Gemidos? Deparo-me com mãe e pai (calma, leiam o resto da história) dormindo (ufa), com a TV ligada no Mulstishow. Hora do soft porn. Levei um susto, mas logo entendi que já dormiam na frente da televisão muito antes da sacanagem começar. A minha mãe acorda confusa e dispara um “o que é isso, meu Deus?” que me faz rir. Desliga o aparelho. O silêncio-música aumenta, aumenta...até que me atordoa.

Então, eu me rendo. Abro a pasta mais próxima e boto pra tocar qualquer coisa.

Preciso de drogas mais pesadas. Preciso dos acordes.

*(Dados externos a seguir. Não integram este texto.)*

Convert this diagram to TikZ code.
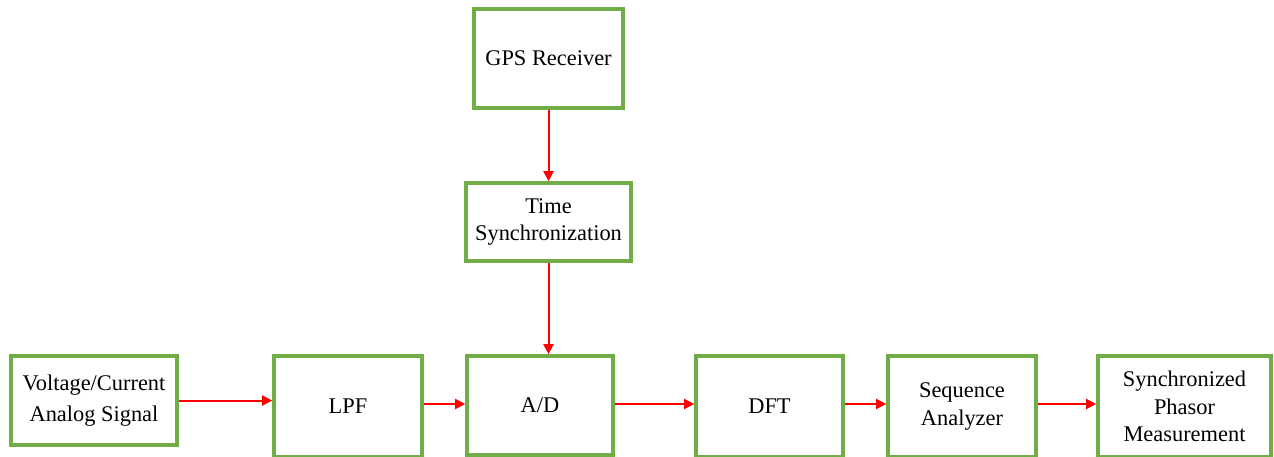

segunda-feira, 11 de abril de 2011

ainda não passou, mas vai passar.

O subjetivo impera em quase todas as partes do processo. A inteligência emocional toma o lugar de todos os sentidos humanos conhecidos e nos torna dementes, doentes, dependentes... O apogeu da afetividade faz-nos sentir seres elevados, agraciados, onde nada, nem ninguém é capaz de compreender tamanha devoção. Tal entrega, dá a sensação de imortalidade, super-heroísmo, obra-prima. É riso, canto, louvação. É brilho, paz e eternidade! Até que...tudo desmorona. E não há nada escrito que comprove a promessa secreta que fizeram um ao outro. Não tem choro que convença. Não tem foto que mistifique. Não há relógio que manipule o tempo. É um desmembramento forçado e radical. Dói uma dor entranhada de gosto amargo na boca e nó na garganta que não se move, só se desfaz em pranto. Dá vontade de rasgar o peito e deixar sair essa coisa estranha e sem forma que se alojou. Dá vontade de matar quem esqueceu de contar que ia ser horrível. Dá vontade de se jogar do precipício só pra ver o que acontece. E a impossibilidade de tudo isso rompe ainda mais em dor. Deveria haver um contrato. Tudo objetivo, claro e organizado. Cláusula primeira: Fica acordado que ambas as partes prometem cuidar da felicidade um do outro; felicidade essa sem fim ou pausa. Cláusula segunda: É proibido o ciúme, a insegurança e a não-resolução. Parágrafo único: É vetada a promoção do sofrimento, de qualquer natureza, gênero ou grau e em qualquer momento. Concordemos, tudo seria mais fácil. Por favor, quando esse mundo existir, retirem a palavra "saudade" do dicionário. Até lá, eu dou um jeito de me recompor. Afinal, o que me resta sou eu. E assino em baixo.